A Missing Link: Serotonin, Inflammation and Psychiatric Illness
We have previously looked at the extraordinarily high rates of inflammation in psychiatric illnesses, as well as the evidence implicating disturbances in the serotonin transporter and an array of psychiatric and physical illnesses, including fibromyalgia and irritable bowel syndrome. Disturbances in serotonin homeostasis as well inflammation-promoting (pro-inflammatory) cytokines have both been implicated as causative factors in major mental illness. So the hunt has been on to see if there’s some way of uniting these two causative pathways.
There’s an exceptional important paper out this week in the journal Neuropsychopharmacology.

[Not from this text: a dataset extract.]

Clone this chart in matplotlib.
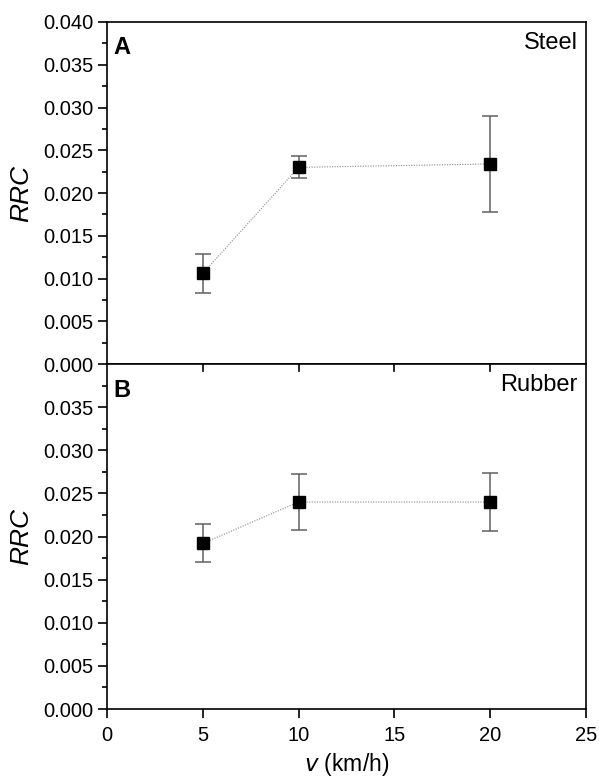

Investigators from the Vanderbilt University School of Medicine in Nashville, Tennessee, have established that the pro-inflammatory cytokines interleukin-1beta and tumor necrosis factor-alpha activate serotonin transporters. Using rat cells, they were able to show the precise mechanism by which these cytokines could regulate the activity of the serotonin transporter.
So why is this so important? Not only does it open up several new options for treating mental illness, but it may also explain some puzzles.
It’s recently been shown that mental illness is more common in overweight people. Large amounts of fat in the abdomen act as a kind of inflammation factory, soaking the circulation in inflammatory mediators. So here we have a link between ever expanding waistlines and the increasing rates of mental illness in the population. It’s not just stress and environmental overload; it is likely also fat causing inflammation.